Here is the explanation: we had three servers instead of a single one to use for balancing. We stated in A record all three addresses of servers for the browser to choose them in a row. This succession created some kind of balancing. Unfortunately, the load was separated not evenly, though even such a non-perfect system is better than nothing.

5 – Application development analysis

The application will grow with time, resulting in new challenges with performance, the rapid growth of the database, and queries. Even when creating an ideal architecture, someday it would become non-suitable for the problems of the current day. This often happens due to the inability to forecast the directions of the product’s further development. Constant analysis can show the weak areas that require changes to guarantee the application does not lose its pace.

We tried several products for system monitoring, but our top pick is Percona Monitoring and Management. Here is an example of cluster analysis performed with this tool.

Nevertheless, we recommend the following tools for Laravel application monitoring: blackfire.io, inspector.dev, and sentry.io.

Always mind soft part to stay effective

Unfortunately, it often happens that the companies or startups observing the fast growth of their product try to make its architecture ideal. As a result, they introduce numerous mistakes and get unnecessary problems. It is unpredictable in what way the product will grow further, and the technologies used to build an “ideal” architecture can become unnecessary and overburdened eventually.

Do not try to make the architecture ideal from the project start. You should clearly understand the way the project is going to develop further, regardless the technologies applied PHP or .NET .

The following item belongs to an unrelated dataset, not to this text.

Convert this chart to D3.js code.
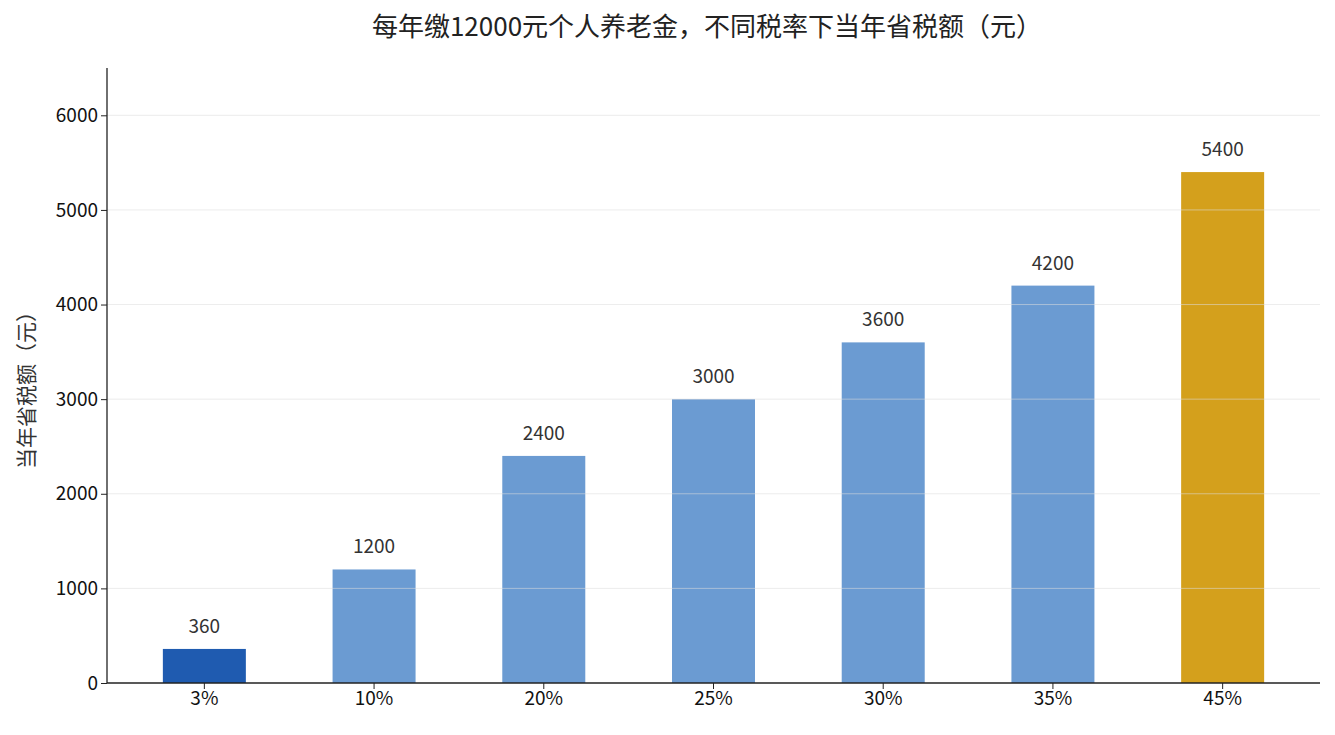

Imagine the situation: yesterday you have built the ideal architecture. Today you understand that it is necessary to rework some parts or functions of your application to make it effective. Unfortunately, the immediate introduction of necessary changes often appears to be impossible. Such rectifications can take too much time, or you should develop the next functions without coming back to fixes of the actual code.

The inability to introduce immediate changes can be an additional reason to use the microservice architecture. It enables the separation of application to detached services or modules. You can rewrite some functions in one of the modules, even in a low-level programming language, and that action would not affect other modules.

With this conclusion, we come back to the first point of this article. This affirms the statement that all these points are essential for a successful PHP architecture development and the way they are interrelated and used in practice.